::: Excerpted records
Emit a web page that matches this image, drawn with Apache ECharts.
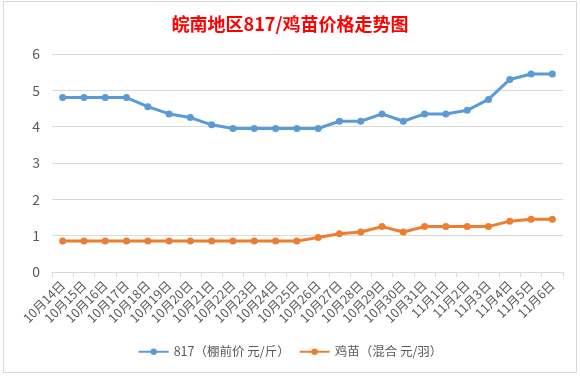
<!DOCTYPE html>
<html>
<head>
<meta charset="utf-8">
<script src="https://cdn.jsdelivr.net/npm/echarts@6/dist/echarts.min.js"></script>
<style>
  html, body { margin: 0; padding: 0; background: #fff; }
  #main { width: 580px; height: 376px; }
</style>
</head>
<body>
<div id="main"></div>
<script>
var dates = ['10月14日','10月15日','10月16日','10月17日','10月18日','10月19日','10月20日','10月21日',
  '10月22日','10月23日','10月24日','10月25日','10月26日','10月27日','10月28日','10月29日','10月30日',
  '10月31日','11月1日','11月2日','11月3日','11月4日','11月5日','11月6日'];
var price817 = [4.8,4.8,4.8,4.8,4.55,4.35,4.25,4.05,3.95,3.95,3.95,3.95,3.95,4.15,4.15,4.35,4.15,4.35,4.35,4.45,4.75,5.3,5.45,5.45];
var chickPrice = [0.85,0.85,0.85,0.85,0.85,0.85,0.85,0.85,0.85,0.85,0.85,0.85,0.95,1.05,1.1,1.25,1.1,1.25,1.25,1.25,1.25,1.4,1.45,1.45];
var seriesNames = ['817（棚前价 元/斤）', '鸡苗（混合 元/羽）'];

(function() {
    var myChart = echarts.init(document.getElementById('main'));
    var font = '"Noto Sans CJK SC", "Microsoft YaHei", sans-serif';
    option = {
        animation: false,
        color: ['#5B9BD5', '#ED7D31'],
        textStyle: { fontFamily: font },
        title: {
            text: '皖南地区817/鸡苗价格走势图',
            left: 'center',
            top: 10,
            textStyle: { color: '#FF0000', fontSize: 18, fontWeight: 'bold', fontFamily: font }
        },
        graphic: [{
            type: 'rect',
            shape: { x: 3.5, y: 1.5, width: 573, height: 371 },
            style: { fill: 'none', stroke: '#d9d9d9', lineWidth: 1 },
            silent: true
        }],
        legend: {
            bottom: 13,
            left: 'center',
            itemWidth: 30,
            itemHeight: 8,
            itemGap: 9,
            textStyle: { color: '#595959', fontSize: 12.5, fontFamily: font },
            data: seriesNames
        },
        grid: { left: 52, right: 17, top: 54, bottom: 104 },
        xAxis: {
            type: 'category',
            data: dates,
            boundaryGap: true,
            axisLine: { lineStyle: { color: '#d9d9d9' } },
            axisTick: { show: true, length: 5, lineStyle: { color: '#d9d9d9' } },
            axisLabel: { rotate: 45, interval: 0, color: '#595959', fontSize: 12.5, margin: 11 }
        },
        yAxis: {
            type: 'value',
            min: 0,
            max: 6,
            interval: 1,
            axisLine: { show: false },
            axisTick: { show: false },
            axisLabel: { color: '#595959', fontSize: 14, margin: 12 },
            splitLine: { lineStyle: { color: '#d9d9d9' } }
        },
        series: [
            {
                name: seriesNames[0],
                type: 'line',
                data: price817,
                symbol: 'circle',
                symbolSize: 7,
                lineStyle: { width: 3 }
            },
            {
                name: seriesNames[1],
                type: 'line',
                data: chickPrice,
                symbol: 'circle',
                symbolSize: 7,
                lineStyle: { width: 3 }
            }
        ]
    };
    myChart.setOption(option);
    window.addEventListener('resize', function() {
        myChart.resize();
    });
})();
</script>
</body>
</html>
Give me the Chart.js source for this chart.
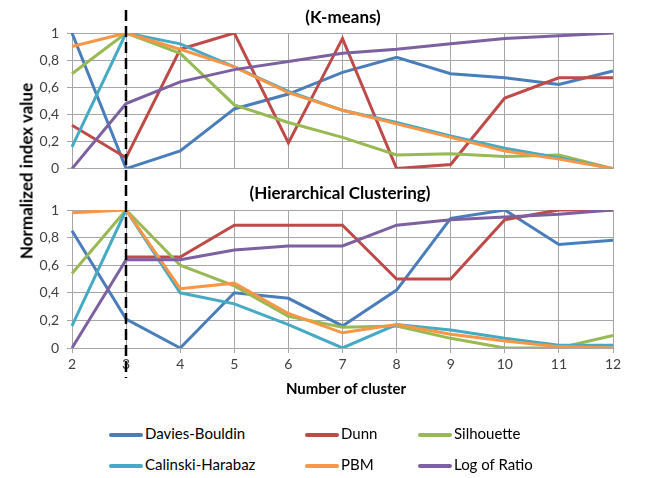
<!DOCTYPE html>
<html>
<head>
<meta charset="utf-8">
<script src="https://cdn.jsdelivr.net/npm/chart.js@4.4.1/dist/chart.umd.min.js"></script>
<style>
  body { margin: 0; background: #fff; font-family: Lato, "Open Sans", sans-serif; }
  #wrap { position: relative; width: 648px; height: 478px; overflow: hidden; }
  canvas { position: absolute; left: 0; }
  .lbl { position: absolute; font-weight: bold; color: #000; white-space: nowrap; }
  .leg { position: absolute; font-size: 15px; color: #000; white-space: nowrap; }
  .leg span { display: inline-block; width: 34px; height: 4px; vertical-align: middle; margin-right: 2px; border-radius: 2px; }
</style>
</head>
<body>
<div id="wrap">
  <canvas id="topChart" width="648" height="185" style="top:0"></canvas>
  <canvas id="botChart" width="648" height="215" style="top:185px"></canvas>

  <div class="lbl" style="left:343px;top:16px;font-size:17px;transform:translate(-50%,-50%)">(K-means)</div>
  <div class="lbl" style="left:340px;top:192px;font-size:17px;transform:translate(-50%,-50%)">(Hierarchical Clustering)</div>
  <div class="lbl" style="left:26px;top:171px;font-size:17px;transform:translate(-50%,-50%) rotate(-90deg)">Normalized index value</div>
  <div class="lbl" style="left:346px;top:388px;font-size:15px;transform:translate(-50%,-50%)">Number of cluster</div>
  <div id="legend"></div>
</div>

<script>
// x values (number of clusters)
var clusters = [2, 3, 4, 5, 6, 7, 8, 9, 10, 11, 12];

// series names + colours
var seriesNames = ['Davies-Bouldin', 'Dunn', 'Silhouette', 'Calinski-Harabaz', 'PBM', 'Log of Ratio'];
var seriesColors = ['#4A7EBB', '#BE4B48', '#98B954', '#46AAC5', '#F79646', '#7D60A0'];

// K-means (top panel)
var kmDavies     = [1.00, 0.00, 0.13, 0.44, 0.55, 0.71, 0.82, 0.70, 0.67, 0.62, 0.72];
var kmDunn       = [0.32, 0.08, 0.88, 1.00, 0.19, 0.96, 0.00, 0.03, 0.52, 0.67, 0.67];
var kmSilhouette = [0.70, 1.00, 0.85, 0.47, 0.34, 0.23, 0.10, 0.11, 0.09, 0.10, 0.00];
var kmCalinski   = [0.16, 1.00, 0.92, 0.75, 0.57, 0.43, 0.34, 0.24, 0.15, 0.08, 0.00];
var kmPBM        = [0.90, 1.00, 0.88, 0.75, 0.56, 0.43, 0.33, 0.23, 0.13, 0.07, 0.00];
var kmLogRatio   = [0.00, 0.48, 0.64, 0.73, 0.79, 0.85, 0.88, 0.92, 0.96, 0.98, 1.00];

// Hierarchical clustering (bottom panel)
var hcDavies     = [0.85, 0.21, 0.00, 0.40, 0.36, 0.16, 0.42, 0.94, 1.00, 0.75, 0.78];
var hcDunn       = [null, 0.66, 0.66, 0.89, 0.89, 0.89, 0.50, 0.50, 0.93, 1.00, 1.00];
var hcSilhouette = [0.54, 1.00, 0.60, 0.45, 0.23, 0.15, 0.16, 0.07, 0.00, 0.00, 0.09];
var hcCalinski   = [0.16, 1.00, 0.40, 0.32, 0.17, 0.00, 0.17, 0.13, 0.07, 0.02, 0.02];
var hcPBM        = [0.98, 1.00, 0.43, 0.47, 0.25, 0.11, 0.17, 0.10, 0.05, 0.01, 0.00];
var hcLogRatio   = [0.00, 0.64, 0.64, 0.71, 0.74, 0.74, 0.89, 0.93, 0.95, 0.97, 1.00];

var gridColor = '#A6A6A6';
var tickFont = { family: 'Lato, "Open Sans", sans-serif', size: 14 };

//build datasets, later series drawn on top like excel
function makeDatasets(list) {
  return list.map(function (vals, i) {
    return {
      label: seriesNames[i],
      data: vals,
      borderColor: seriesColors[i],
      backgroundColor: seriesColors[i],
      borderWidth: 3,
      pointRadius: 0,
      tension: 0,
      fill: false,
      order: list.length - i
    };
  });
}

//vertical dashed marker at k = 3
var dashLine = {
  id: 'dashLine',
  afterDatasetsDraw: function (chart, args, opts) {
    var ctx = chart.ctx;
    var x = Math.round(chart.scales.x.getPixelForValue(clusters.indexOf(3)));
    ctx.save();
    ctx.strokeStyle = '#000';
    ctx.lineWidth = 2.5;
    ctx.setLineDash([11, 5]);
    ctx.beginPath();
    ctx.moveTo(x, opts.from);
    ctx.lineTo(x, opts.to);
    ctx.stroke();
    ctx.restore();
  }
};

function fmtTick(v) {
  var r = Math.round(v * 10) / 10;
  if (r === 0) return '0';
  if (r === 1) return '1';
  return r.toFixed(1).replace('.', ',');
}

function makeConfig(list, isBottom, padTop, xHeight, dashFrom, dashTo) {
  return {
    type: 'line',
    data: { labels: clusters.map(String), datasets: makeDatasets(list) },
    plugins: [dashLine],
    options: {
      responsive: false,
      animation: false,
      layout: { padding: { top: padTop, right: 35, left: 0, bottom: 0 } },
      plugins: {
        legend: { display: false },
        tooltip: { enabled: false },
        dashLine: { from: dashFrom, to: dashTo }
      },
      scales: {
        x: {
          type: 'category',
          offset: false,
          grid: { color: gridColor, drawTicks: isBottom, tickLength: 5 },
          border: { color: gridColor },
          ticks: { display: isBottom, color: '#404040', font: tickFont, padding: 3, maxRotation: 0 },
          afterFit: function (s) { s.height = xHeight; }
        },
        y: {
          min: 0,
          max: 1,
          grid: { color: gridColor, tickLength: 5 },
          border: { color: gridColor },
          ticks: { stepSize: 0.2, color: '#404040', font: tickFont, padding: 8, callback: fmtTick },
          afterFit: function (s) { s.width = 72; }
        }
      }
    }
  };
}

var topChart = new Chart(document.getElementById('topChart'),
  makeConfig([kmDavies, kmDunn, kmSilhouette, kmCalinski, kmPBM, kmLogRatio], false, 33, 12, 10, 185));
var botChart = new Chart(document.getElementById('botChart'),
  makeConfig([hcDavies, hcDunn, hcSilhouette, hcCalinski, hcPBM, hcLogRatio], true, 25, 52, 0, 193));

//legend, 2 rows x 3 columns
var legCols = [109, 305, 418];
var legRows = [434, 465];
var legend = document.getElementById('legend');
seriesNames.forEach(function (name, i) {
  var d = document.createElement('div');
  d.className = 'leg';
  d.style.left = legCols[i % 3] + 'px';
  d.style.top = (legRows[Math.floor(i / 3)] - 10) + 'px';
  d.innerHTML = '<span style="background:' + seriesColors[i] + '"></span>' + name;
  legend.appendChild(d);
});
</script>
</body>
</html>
::::::
What is being asked
Identify the lines of the entries containing the string "drawn". Copy each such line.

Response for this exercise
Emit a web page that matches this image, drawn with Apache ECharts.
//build datasets, later series drawn on top like excel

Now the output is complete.